My sister reminds me sometimes that the fulfillment of our desire to adopt does not rest on the birthmoms or lawyers or social workers. It feels like it, but it doesn’t. And, of course, what she’s telling me is that I can have the supreme confidence of trusting that my future is in the hands of a good God. Sometimes that isn’t comforting.
Sometimes I feel the niggling, cold, deathlike grip of Doubt. It’s a terrible guest to have lodge in my heart. It demands everything – all my time and energy. It influences all of my thoughts and feelings and prevents me from even wanting to be faithful. But, worst of all, it seems so powerful in my fight against it. It whispers that I would be happy if I would just surrender, lie down and give up. Just one bite. You will not surely die.

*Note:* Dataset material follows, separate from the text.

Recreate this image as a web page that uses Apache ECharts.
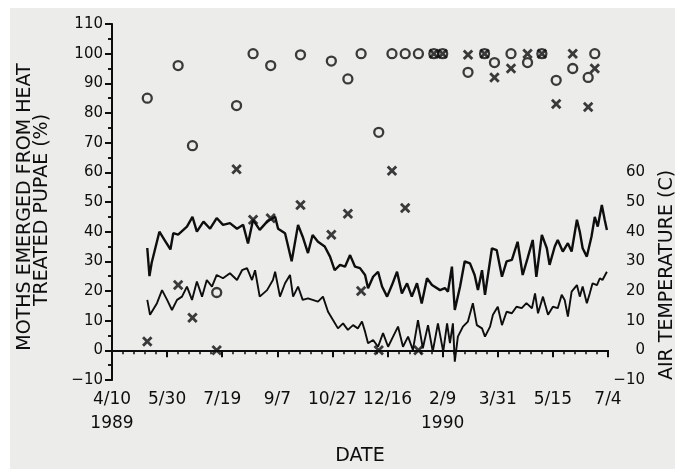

Josh told me last night that Doubt only declares. It doesn’t provide answers. It doesn’t even wait for answers. It doesn’t comfort. It doesn’t provide happiness or joy or fulfillment. It is a worm that feeds on faith.
I’m trying to fight for my faith, trying to shield it from the arrows of Doubt. To believe that God is who He says He is and that He will do what He has promised. If He said it then it’s true.
And, right now, the reward I seek is more faith – enough to keep me from giving in and losing this battle. After all, what does Doubt promise me? Nothing but darkness. Faith promises joy that comes in the morning.
In the midst of this battle I am increasingly grateful for worship – the one place where I feel myself to be what I truly am: a believer. I read Psalm 84 and I know exactly what he’s talking about, living from Sunday to Sunday, longing to be in God’s house, with God’s people.
It is in worship that the clouds dissipate and light shines clearly. Surely God has proved Himself to me over and over. I have every reason in the world to believe Him and that by believing I am not whistling in the dark. That’s good because whistling in the dark never brings light – only God can do that.